Unfortunately, for city finances, most of them believed they had
to choose between inflated public safety salaries and inadequate
safety protection. There was a third choice to pay fair salaries
suitable with the city’s capacity to pay and with the education
and training requirements for the job.
Most Vallejo voters
chose to pay the high salaries. They voted union approved
candidates to the city council to guarantee votes favorable to
union pay demands. When they did this, they violated the basic
principle of checks and balances needed to sustain democracy and
capitalism.
Checks and balances
prevent any branch of government or special interest group from
one-sided control over government spending and lawmaking.

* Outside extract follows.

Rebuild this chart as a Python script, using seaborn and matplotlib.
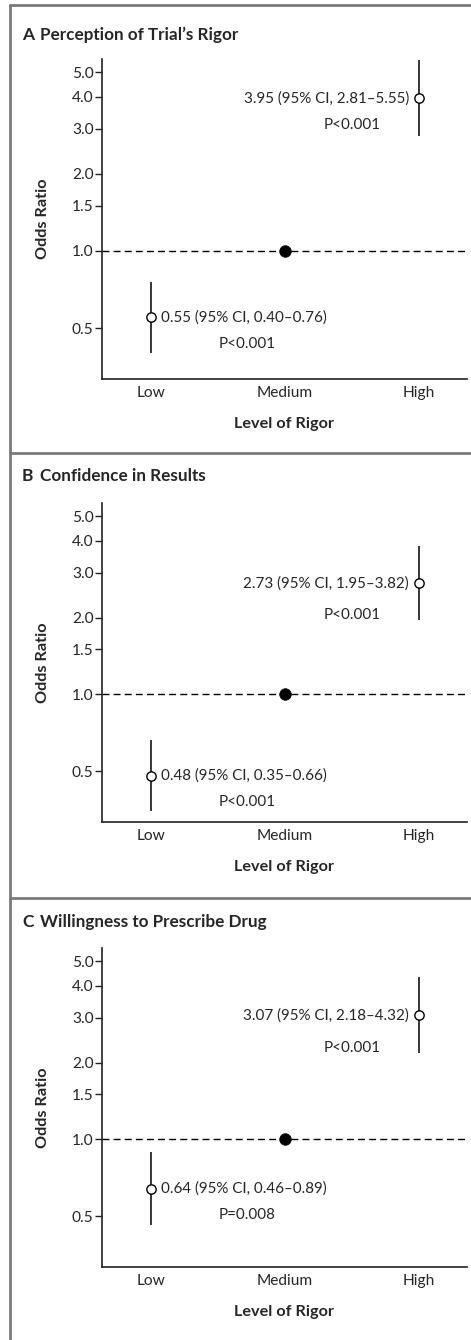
import numpy as np
import pandas as pd
import matplotlib.pyplot as plt
import seaborn as sns
from matplotlib.lines import Line2D

sns.set_theme(style="ticks")
plt.rcParams["font.family"] = ["Lato", "DejaVu Sans"]

# ====================================
# data
# ====================================
LEVELS = ["Low", "Medium", "High"]

PANEL_LETTERS = ["A", "B", "C"]
PANEL_TITLES = [
    "Perception of Trial\u2019s Rigor",
    "Confidence in Results",
    "Willingness to Prescribe Drug",
]

# odds ratios (medium = reference)
OR_A = [0.55, 1.0, 3.95]
LO_A = [0.40, np.nan, 2.81]
HI_A = [0.76, np.nan, 5.55]
P_A = ["P<0.001", "", "P<0.001"]

OR_B = [0.48, 1.0, 2.73]
LO_B = [0.35, np.nan, 1.95]
HI_B = [0.66, np.nan, 3.82]
P_B = ["P<0.001", "", "P<0.001"]

OR_C = [0.64, 1.0, 3.07]
LO_C = [0.46, np.nan, 2.18]
HI_C = [0.89, np.nan, 4.32]
P_C = ["P=0.008", "", "P<0.001"]

Y_TICKS = [0.5, 1.0, 1.5, 2.0, 3.0, 4.0, 5.0]

W, H = 471, 1340
BORDER = "#7a7a7a"
TXT = 10.9


def px_box(left, top, right, bottom):
    return [left / W, 1 - bottom / H, (right - left) / W, (bottom - top) / H]


def draw_panel(ax, odds, lo, hi, pvals, high_gap):
    df = pd.DataFrame({
        "pos": np.arange(len(LEVELS)),
        "level": LEVELS,
        "odds": odds,
        "lo": lo,
        "hi": hi,
        "p": pvals,
    })
    ref = df[df["level"] == "Medium"]
    est = df[df["level"] != "Medium"]

    ax.set_yscale("log")
    ax.axhline(1.0, color="black", lw=1.0, ls=(0, (5, 3)), zorder=1)

    ax.vlines(est["pos"], est["lo"], est["hi"], color="black", lw=1.1, zorder=2)

    sns.scatterplot(
        data=est, x="pos", y="odds", ax=ax,
        marker="o", s=45, facecolor="white", edgecolor="black",
        linewidth=1.0, zorder=3, legend=False
    )
    sns.scatterplot(
        data=ref, x="pos", y="odds", ax=ax,
        marker="o", s=70, color="black", edgecolor="black",
        linewidth=0.5, zorder=3, legend=False
    )

    for _, row in est.iterrows():
        label = f"{row['odds']:.2f} (95% CI, {row['lo']:.2f}\u2013{row['hi']:.2f})"
        if row["level"] == "Low":
            ax.annotate(label, (row["pos"], row["odds"]), xytext=(7, 0),
                        textcoords="offset points", ha="left", va="center",
                        fontsize=TXT)
            ax.annotate(row["p"], (row["pos"], row["odds"]), xytext=(69, -19),
                        textcoords="offset points", ha="center", va="center",
                        fontsize=TXT)
        else:
            ax.annotate(label, (row["pos"], row["odds"]), xytext=(-7, 0),
                        textcoords="offset points", ha="right", va="center",
                        fontsize=TXT)
            ax.annotate(row["p"], (row["pos"], row["odds"]), xytext=(-48, -high_gap),
                        textcoords="offset points", ha="center", va="center",
                        fontsize=TXT)

    ax.set_ylim(10 ** -0.5, 10 ** 0.75)
    ax.set_xlim(-0.366, 2.36)
    ax.set_yticks(Y_TICKS)
    ax.set_yticklabels([f"{v:.1f}" for v in Y_TICKS])
    ax.yaxis.set_minor_locator(plt.NullLocator())
    ax.set_xticks(df["pos"])
    ax.set_xticklabels(LEVELS)

    ax.tick_params(axis="y", length=5, width=1, color="#222222",
                   labelsize=11.2, pad=1)
    ax.tick_params(axis="x", length=0, labelsize=11.2, pad=5)

    ax.set_xlabel("Level of Rigor", fontsize=11.7, fontweight="bold", labelpad=12)
    ax.set_ylabel("Odds Ratio", fontsize=11.7, fontweight="bold", labelpad=16)

    for side in ["top", "right"]:
        ax.spines[side].set_visible(False)
    for side in ["left", "bottom"]:
        ax.spines[side].set_color("#222222")
        ax.spines[side].set_linewidth(1.2)


fig = plt.figure(figsize=(W / 100, H / 100), dpi=100)

panels = [
    (OR_A, LO_A, HI_A, P_A, 19, (59, 379), 35),
    (OR_B, LO_B, HI_B, P_B, 23, (503, 822), 476),
    (OR_C, LO_C, HI_C, P_C, 24, (948, 1267), 922),
]

for i, (odds, lo, hi, pv, gap, (top, bottom), title_y) in enumerate(panels):
    ax = fig.add_axes(px_box(102, top, 467, bottom))
    draw_panel(ax, odds, lo, hi, pv, gap)
    fig.text(22 / W, 1 - title_y / H, PANEL_LETTERS[i], fontsize=12.5,
             fontweight="bold", va="center", ha="left")
    fig.text(40 / W, 1 - title_y / H, PANEL_TITLES[i], fontsize=12.3,
             fontweight="bold", va="center", ha="left")

# panel frame
fig.add_artist(Line2D([10 / W, 10 / W], [0, 1 - 5 / H], color=BORDER, lw=2))
for yy in [5, 453, 898]:
    fig.add_artist(Line2D([10 / W, 1], [1 - yy / H, 1 - yy / H], color=BORDER, lw=2))

fig.savefig("out.png", dpi=100)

Employee unions are special interest groups with goals to
promote high salaries and benefits for members. City council
members should represent Vallejo residents’ interests by only
approving contracts for those services at a fair, affordable
price. However, Vallejo residents prevented this safeguard when
they let union officials decide who should serve on the council.
Vallejo City Council
members claim that union endorsements and campaign support for
them do not influence their decisions on the council. The
results contradict this claim. Vallejo public safety employees’

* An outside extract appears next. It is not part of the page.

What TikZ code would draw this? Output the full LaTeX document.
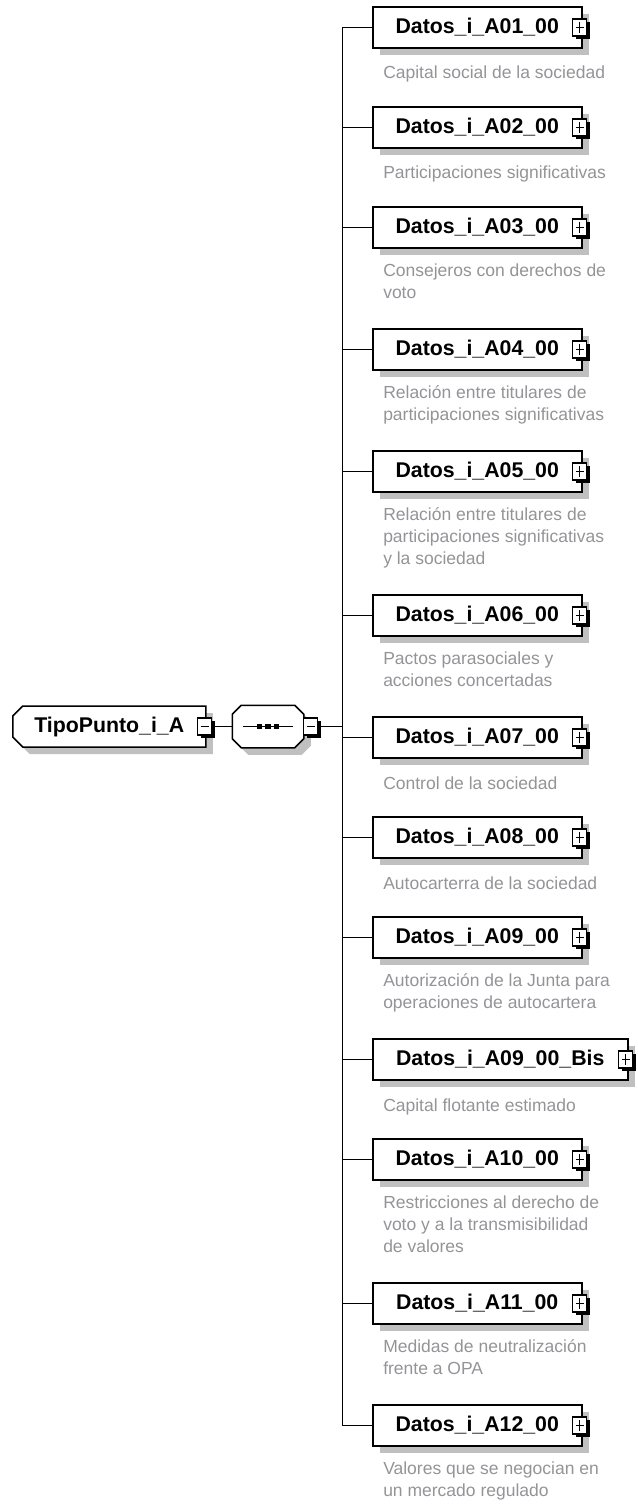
\documentclass[tikz,border=0pt]{standalone}
\usepackage{fontspec}
\setmainfont{Liberation Sans}
\usetikzlibrary{positioning,shadows,shapes.misc}
\definecolor{desctext}{RGB}{148,148,152}
\definecolor{shadowgray}{RGB}{192,192,192}

\begin{document}
\begin{tikzpicture}[x=1pt,y=-1pt,line width=1.5pt,every node/.style={inner sep=0pt},
  boxshadow/.style={drop shadow={shadow xshift=7pt,shadow yshift=-7pt,fill=shadowgray,opacity=1}},
  elem/.style={draw,fill=white,anchor=west,minimum width=209pt,minimum height=41pt,font=\fontsize{21.3}{24}\selectfont\bfseries,boxshadow},
  roottype/.style={elem,chamfered rectangle,chamfered rectangle corners={north west,south west},chamfered rectangle xsep=5pt,chamfered rectangle ysep=5pt,minimum width=193pt},
  seqtype/.style={minimum width=70pt,minimum height=41pt},
  desc/.style={align=left,text=desctext,font=\fontsize{17.5}{22}\selectfont,execute at begin node=\rule{0pt}{15pt}},
  expander/.style={draw,fill=white,minimum width=14pt,minimum height=17pt,line width=1.2pt,drop shadow={shadow xshift=3pt,shadow yshift=-3pt,fill=black,opacity=1}},
  minusbox/.style={expander,path picture={\draw[line width=1.3pt] ([xshift=3pt]path picture bounding box.west) -- ([xshift=-3pt]path picture bounding box.east);}},
  plusbox/.style={expander,path picture={\draw[line width=1.3pt] ([xshift=3pt]path picture bounding box.west) -- ([xshift=-3pt]path picture bounding box.east) ([yshift=3pt]path picture bounding box.south) -- ([yshift=-3pt]path picture bounding box.north);}}]
\useasboundingbox (0,0) rectangle (637,1506);

% root type and sequence
\node[roottype] (root) at (12,726.5) {TipoPunto\_i\_A\hspace{14pt}};
\node[minusbox] (rootx) at ([xshift=-2pt]root.east) {};
\node[seqtype] (seq) at (268,726.5) {};
\draw[fill=white,boxshadow] ([xshift=9pt]seq.north west) -- ([xshift=-9pt]seq.north east) -- ([yshift=-9pt]seq.north east) -- ([yshift=9pt]seq.south east) -- ([xshift=-9pt]seq.south east) -- ([xshift=9pt]seq.south west) -- ([yshift=9pt]seq.south west) -- ([yshift=-9pt]seq.north west) -- cycle;
\node[minusbox] (seqx) at ([xshift=7pt]seq.east) {};
\draw ([xshift=-25pt]seq.center) -- ([xshift=25pt]seq.center);
\foreach \dx in {-8.5,0,8.5}
  \fill ([xshift=\dx pt]seq.center) +(-2.8,-2.8) rectangle +(2.8,2.8);

% child elements
\node[elem] (a01) at (372,27.5) {Datos\_i\_A01\_00};
\node[elem] (a02) at (372,127.5) {Datos\_i\_A02\_00};
\node[elem] (a03) at (372,227.5) {Datos\_i\_A03\_00};
\node[elem] (a04) at (372,349.5) {Datos\_i\_A04\_00};
\node[elem] (a05) at (372,471.5) {Datos\_i\_A05\_00};
\node[elem] (a06) at (372,615.5) {Datos\_i\_A06\_00};
\node[elem] (a07) at (372,737.5) {Datos\_i\_A07\_00};
\node[elem] (a08) at (372,837.5) {Datos\_i\_A08\_00};
\node[elem] (a09) at (372,937.5) {Datos\_i\_A09\_00};
\node[elem,minimum width=255pt] (a09b) at (372,1059.5) {Datos\_i\_A09\_00\_Bis};
\node[elem] (a10) at (372,1159.5) {Datos\_i\_A10\_00};
\node[elem] (a11) at (372,1303.5) {Datos\_i\_A11\_00};
\node[elem] (a12) at (372,1425.5) {Datos\_i\_A12\_00};

% annotations
\node[desc,below right=14.5pt and 10.5pt of a01.south west] (a01d) {Capital social de la sociedad};
\node[desc,below right=14.5pt and 10.5pt of a02.south west] (a02d) {Participaciones significativas};
\node[desc,below right=14.5pt and 10.5pt of a03.south west] (a03d) {Consejeros con derechos de\\voto};
\node[desc,below right=14.5pt and 10.5pt of a04.south west] (a04d) {Relación entre titulares de\\participaciones significativas};
\node[desc,below right=14.5pt and 10.5pt of a05.south west] (a05d) {Relación entre titulares de\\participaciones significativas\\y la sociedad};
\node[desc,below right=14.5pt and 10.5pt of a06.south west] (a06d) {Pactos parasociales y\\acciones concertadas};
\node[desc,below right=14.5pt and 10.5pt of a07.south west] (a07d) {Control de la sociedad};
\node[desc,below right=14.5pt and 10.5pt of a08.south west] (a08d) {Autocarterra de la sociedad};
\node[desc,below right=14.5pt and 10.5pt of a09.south west] (a09d) {Autorización de la Junta para\\operaciones de autocartera};
\node[desc,below right=14.5pt and 10.5pt of a09b.south west] (a09bd) {Capital flotante estimado};
\node[desc,below right=14.5pt and 10.5pt of a10.south west] (a10d) {Restricciones al derecho de\\voto y a la transmisibilidad\\de valores};
\node[desc,below right=14.5pt and 10.5pt of a11.south west] (a11d) {Medidas de neutralización\\frente a OPA};
\node[desc,below right=14.5pt and 10.5pt of a12.south west] (a12d) {Valores que se negocian en\\un mercado regulado};

% expand buttons and connectors
\foreach \n in {a01,a02,a03,a04,a05,a06,a07,a08,a09,a09b,a10,a11,a12}
  \node[plusbox] (\n x) at ([xshift=-3pt]\n.east) {};
\coordinate (trunk) at (342.5,726.5);
\draw (rootx.east) -- (seq.west);
\draw (seqx.east) -- (trunk);
\draw (trunk |- a01.west) -- (trunk |- a12.west);
\foreach \n in {a01,a02,a03,a04,a05,a06,a07,a08,a09,a09b,a10,a11,a12}
  \draw (trunk |- \n.west) -- (\n.west);
\end{tikzpicture}
\end{document}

pay ranks higher than the pay of employees in wealthier
California cities.
The council approved
the higher pay for public safety workers although this increase
limited how many police officers and firefighters Vallejo could
hire. They approved pay raises when it left not enough general
fund money for other city services like maintaining streets and
parks in good condition, removing liter and weeds, supporting
senior centers and fighting crime. It was as if most Vallejo
voters and union backed council members did not see a connection
between excessive pay for employees and those other conditions.
Many people still
insist that council members caused this insolvency problem,
because they did not bring new businesses and jobs to Vallejo.

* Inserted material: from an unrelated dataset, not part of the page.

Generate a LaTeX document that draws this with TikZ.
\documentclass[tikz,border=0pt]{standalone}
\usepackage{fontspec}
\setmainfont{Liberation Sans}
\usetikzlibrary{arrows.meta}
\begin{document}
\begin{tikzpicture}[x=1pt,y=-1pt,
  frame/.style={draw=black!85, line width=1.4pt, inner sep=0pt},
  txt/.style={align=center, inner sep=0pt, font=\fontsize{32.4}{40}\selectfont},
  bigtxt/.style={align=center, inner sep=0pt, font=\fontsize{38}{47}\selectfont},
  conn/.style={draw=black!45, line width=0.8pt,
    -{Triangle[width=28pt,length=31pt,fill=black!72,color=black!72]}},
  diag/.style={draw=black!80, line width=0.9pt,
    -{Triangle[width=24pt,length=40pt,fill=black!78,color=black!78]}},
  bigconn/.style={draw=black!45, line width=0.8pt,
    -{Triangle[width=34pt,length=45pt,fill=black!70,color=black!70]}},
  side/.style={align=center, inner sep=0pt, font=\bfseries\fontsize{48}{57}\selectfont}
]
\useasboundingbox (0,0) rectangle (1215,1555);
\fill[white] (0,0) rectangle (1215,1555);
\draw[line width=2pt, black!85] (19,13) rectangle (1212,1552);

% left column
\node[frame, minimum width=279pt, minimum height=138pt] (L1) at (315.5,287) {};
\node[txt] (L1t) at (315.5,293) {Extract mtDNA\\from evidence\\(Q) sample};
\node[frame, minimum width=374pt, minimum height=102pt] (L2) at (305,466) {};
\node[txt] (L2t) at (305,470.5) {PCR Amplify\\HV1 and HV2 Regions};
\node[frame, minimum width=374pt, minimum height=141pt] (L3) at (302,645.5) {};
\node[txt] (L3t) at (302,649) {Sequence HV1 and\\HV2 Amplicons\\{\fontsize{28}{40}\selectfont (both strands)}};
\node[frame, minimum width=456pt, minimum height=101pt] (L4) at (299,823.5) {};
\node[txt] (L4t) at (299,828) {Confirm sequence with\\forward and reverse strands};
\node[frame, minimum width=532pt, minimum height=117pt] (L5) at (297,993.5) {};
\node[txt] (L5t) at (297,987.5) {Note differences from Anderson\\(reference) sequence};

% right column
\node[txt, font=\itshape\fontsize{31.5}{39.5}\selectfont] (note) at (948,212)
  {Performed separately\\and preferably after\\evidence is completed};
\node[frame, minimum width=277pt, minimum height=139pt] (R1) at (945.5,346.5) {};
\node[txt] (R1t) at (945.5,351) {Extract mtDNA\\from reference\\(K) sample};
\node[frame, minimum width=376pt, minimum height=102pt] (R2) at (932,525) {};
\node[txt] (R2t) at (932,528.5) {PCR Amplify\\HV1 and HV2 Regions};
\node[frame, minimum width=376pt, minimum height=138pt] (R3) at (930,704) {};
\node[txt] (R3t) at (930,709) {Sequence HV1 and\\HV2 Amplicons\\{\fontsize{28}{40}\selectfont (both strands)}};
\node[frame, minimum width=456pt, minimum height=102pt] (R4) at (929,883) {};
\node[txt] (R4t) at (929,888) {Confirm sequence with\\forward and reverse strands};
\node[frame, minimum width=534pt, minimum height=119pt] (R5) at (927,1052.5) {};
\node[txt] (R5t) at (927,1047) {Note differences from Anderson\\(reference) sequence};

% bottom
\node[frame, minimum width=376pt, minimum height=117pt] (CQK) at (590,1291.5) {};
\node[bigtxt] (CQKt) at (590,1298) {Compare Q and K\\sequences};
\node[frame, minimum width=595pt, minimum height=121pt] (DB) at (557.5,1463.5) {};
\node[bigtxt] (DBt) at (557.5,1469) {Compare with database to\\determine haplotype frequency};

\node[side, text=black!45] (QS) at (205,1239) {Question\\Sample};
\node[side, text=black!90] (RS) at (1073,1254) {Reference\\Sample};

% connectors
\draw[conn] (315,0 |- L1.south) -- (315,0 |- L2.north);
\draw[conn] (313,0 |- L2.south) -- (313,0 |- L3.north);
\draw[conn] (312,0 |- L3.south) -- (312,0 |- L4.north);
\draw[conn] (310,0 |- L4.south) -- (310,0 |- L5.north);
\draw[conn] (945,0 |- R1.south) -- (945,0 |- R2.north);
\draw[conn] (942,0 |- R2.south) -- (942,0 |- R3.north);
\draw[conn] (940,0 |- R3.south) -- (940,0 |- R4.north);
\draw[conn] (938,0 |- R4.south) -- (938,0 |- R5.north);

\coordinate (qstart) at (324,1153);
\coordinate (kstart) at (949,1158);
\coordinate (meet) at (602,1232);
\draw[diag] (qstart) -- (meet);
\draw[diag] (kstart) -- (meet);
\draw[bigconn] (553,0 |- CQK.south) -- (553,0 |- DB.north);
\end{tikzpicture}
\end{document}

They claim high employee pay did not cause it. However, Vallejo
could have remained solvent with slow business growth if the
council continued policy that adjusted spending and pay raises
to agree with city income. On the other hand, even rapid
business growth could not save the city from insolvency unless
the council regained control over spending from union officials.
In addition,
businesses need reliable city services and safety protection
like household do. Vallejo's ruinous employee contracts warn
businesses to stay away, because those conditions create a high
potential for insolvency, poor city services and fee increases.
Local, state and the
federal governments face financial ruin for the same reason.
Elected officials overspend and spend money unwisely.
Nevertheless, voters continue them in office, because they view
them as people who gained permanent status as lawmakers and
rulers and not as citizens in public service status.
Americans make poor
voting decisions because they do not know enough about how
local, state, federal governments and capitalism work. Our
schools fail their responsibility to teach this culture. Schools
do teach and glorify ideas of rule by monarchs. American fairy
tales, literature, and many theater and motion picture
productions condition Americans to accept ideas of royal birth
and subservience to a ruling class as something grand. Even our
cultural expressions include terms like royal, king, queen,
prince and princess that suggest an enviable high status.
Probably this
indoctrination will not cause Americans to replace their
republic with a monarchy. It does condition them to surrender
their representative control over government. Instead, they
allow de facto rule by politicians, union leaders, and lobbyists
as a normal and desired condition.
Americans need to
read the Federalist papers, federal and state constitutions and
their city charter to learn their role and responsibility to
check and to control government. Otherwise, those de facto
rulers will bounce them from one financial crisis to another.